Rodolfo F. Peña
El silencio de la ONU

En la ONU ha habido una preocupación manifiesta por el racismo, siempre que se trate de países como Sudáfrica, sobre cuyo apartheid emitió en su momento las más severas resoluciones. Pero la organización mundial no parece interesarse mucho por los vejámenes que padecen las llamadas minorías raciales en Estados Unidos, precisamente donde tiene su sede (en realidad, esa gran nación es un mosaico de minorías, si bien la piel blanca desvanece tal carácter), y en particular los trabajadores inmigrantes, documentados o no. Acaso no se entera de lo que ocurre en el sur de ese país y en la propia ciudad de Nueva York? No le merecen ni siquiera una cortés recomendación las brutalidades que cometen los agentes policiacos?Según su Carta, la ONU está obligada a promover ``el respeto universal a los derechos humanos y a las libertades fundamentales de todos, sin hacer distinción por motivos de raza, sexo, idioma o religión, y la efectividad de tales derechos y libertades''. Quizá en la expresión de todos está comprendido el motivo discriminatorio de clase social, porque faltó en la enumeración, aunque no ignoramos que existe la Organización Internacional del Trabajo, cuyas bases fundacionales están en el Tratado de Versalles pero que se incorporó como organismo especializado a la estructura de las Naciones Unidas en l946.
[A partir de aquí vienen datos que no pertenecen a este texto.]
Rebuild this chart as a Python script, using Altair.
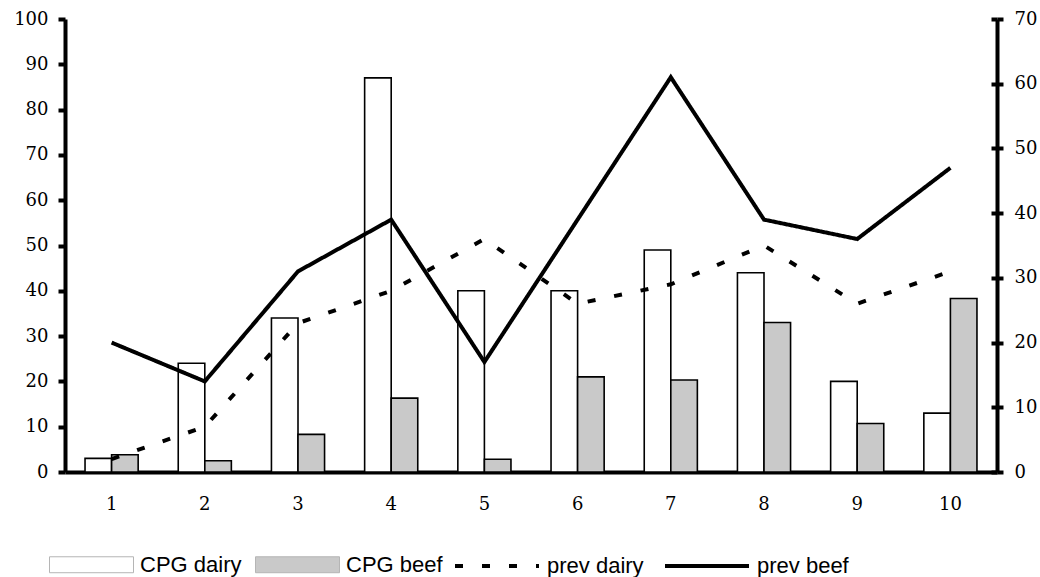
import altair as alt
import pandas as pd

categories = ["1", "2", "3", "4", "5", "6", "7", "8", "9", "10"]
cpg_dairy = [3, 24, 34, 87, 40, 40, 49, 44, 20, 13]
cpg_beef = [3.8, 2.5, 8.3, 16.3, 2.8, 21, 20.3, 33, 10.7, 38.3]
prev_dairy = [2, 7, 23, 28, 36, 26, 29, 35, 26, 31]
prev_beef = [20, 14, 31, 39, 17, 39, 61, 39, 36, 47]

bar_series = ["CPG dairy", "CPG beef"]
line_series = ["prev dairy", "prev beef"]

bars_df = pd.DataFrame(
    [{"cat": c, "series": "CPG dairy", "value": v} for c, v in zip(categories, cpg_dairy)]
    + [{"cat": c, "series": "CPG beef", "value": v} for c, v in zip(categories, cpg_beef)]
)
lines_df = pd.DataFrame(
    [{"cat": c, "series": "prev dairy", "value": v} for c, v in zip(categories, prev_dairy)]
    + [{"cat": c, "series": "prev beef", "value": v} for c, v in zip(categories, prev_beef)]
)

SERIF = "DejaVu Serif"
SANS = "Liberation Sans"

x_enc = alt.X(
    "cat:O",
    sort=categories,
    scale=alt.Scale(paddingInner=0.43, paddingOuter=0.215),
    axis=alt.Axis(
        title=None, labelAngle=0, ticks=False, labelPadding=23,
        domainWidth=4, domainColor="black",
        labelFont=SERIF, labelFontSize=18, labelColor="black",
    ),
)

rect_path = "M-1,-0.19L1,-0.19L1,0.19L-1,0.19Z"

bars = alt.Chart(bars_df).mark_bar(stroke="black", strokeWidth=1.6).encode(
    x=x_enc,
    xOffset=alt.XOffset("series:N", sort=bar_series,
                        scale=alt.Scale(paddingInner=0, paddingOuter=0)),
    y=alt.Y(
        "value:Q",
        scale=alt.Scale(domain=[0, 100], nice=False),
        axis=alt.Axis(
            title=None, orient="left", values=list(range(0, 101, 10)),
            grid=False, domainWidth=4, domainColor="black",
            tickSize=7, tickWidth=4, tickColor="black", labelPadding=10,
            labelFont=SERIF, labelFontSize=18, labelColor="black",
        ),
    ),
    fill=alt.Fill(
        "series:N",
        scale=alt.Scale(domain=bar_series, range=["white", "#c9c9c9"]),
        legend=alt.Legend(
            title=None, orient="none", direction="horizontal",
            legendX=-16, legendY=503,
            symbolType=rect_path, symbolSize=7056,
            symbolStrokeColor="#b5b5b5", symbolStrokeWidth=1,
            labelFont=SANS, labelFontSize=22, labelColor="black",
            labelOffset=6, columnPadding=11,
        ),
    ),
)

lines = alt.Chart(lines_df).mark_line(color="black", strokeWidth=4).encode(
    x=alt.X("cat:O", sort=categories),
    y=alt.Y(
        "value:Q",
        scale=alt.Scale(domain=[0, 70], nice=False),
        axis=alt.Axis(
            title=None, orient="right", values=list(range(0, 71, 10)),
            grid=False, domainWidth=4, domainColor="black",
            tickSize=6, tickWidth=4, tickColor="black", labelPadding=11,
            labelFont=SERIF, labelFontSize=18, labelColor="black",
        ),
    ),
    strokeDash=alt.StrokeDash(
        "series:N",
        scale=alt.Scale(domain=line_series, range=[[8, 19], [1, 0]]),
        legend=alt.Legend(
            title=None, orient="none", direction="horizontal",
            legendX=388, legendY=503,
            symbolType="stroke", symbolSize=7056,
            symbolStrokeColor="black", symbolStrokeWidth=4,
            labelFont=SANS, labelFontSize=22, labelColor="black",
            labelOffset=6, columnPadding=13,
        ),
    ),
)

inner_ticks = alt.Chart(lines_df).mark_line(opacity=0).encode(
    x=alt.X("cat:O", sort=categories),
    y=alt.Y(
        "value:Q",
        scale=alt.Scale(domain=[0, 70], nice=False),
        axis=alt.Axis(
            title=None, orient="left", offset=-932, values=list(range(0, 71, 10)),
            grid=False, domain=False, labels=False,
            tickSize=6, tickWidth=4, tickColor="black",
        ),
    ),
    detail="series:N",
)

chart = (
    alt.layer(bars, lines, inner_ticks)
    .resolve_scale(y="independent")
    .properties(
        width=932, height=453,
        padding={"left": 65, "top": 19, "right": 43, "bottom": 105},
        autosize=alt.AutoSizeParams(type="none"),
        background="white",
    )
    .configure_view(stroke=None)
)

chart.save("out.html", embed_options={"renderer": "svg", "actions": False})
En todo caso, la efectividad de derechos y libertades deja indiferente a la ONU, especialmente cuando el responsable de tropelías es Estados Unidos. Para comprobar esto no se necesita rastrear mucho en los últimos cincuenta años de historia. A esta nación no sólo le ha pasado por alto implícita o explícitamente la culpa del intervencionismo, sino que le ha ayudado a perpetrarla con el Consejo de Seguridad, que frecuentemente se confunde con el Pentágono.

En México estamos ahora muy indignados por los sangrientos y espectaculares incidentes de la semana pasada, ocurridos ambos en el condado californiano de Riverside, el último de los cuales costó la vida a siete trabajadores mexicanos indocumentados. Pero la indignación debería ser permanente, y dirigida, en primer lugar, a las causas que en nuestro país determinan la emigración masiva en condiciones de altísimo riesgo.

En sentido estricto, la discriminación y el desprecio por los trabajadores empiezan aquí mismo, de este lado de la frontera, y son por motivos de clase; después, cruzada la línea fronteriza, se añaden otros motivos al chocar con la xenofobia y el racismo desembozados. Si los índices nacionales de empleo y remuneración fueran por lo menos razonables, los requerimientos estadunidenses de mano de obra, que son muy reales, podrían satisfacerse mediante convenios bilaterales en los que se estableciera claramente el respeto a los derechos humanos y laborales de los migrantes. Pero en nuestro propio país, para millones de mexicanos, el derecho a la vida, al trabajo, al bienestar individual y social, es sólo letra muerta o componente declamatorio de un discurso oficial que sobrevuela la realidad.

Así que la indiferencia de la ONU, siendo censurable, no debe extrañarnos tanto, y menos cuando no hay reclamante. En mayor o menor grado, sucesos como los de Riverside son cosa de todos los días, y esto lo saben bien los estudiosos de los asuntos fronterizos, que los denuncian a menudo sin espectacularidades y nos colocan sin ruido, sistemáticamente, ante prácticas muy semejantes a la esclavitud. Pero si de algo ha de servir la sangre vertida por los heridos y los muertos, que no sea para darnos golpes de pecho mientras el asunto es noticia, sino para exigir cambios estructurales que lleguen al fondo del problema. El derecho de toda persona al trabajo, a una remuneración equitativa y satisfactoria, al descanso, a la salud, al seguro de desempleo, a la educación, y muchos otros que consagra la Declaración Universal de Derechos del Hombre, pasan, en el caso de los trabajadores, por el ejercicio pleno del derecho a fundar sindicatos y a organizarse en defensa de sus intereses, que también es parte de esa Declaración. En mi opinión, esa es la clave, en el país y en el resto del mundo, para que se haga oír la gente ubicada en los tramos inferiores de la escala social y para que se viva, nacional e internacionalmente, en un auténtico régimen de derecho.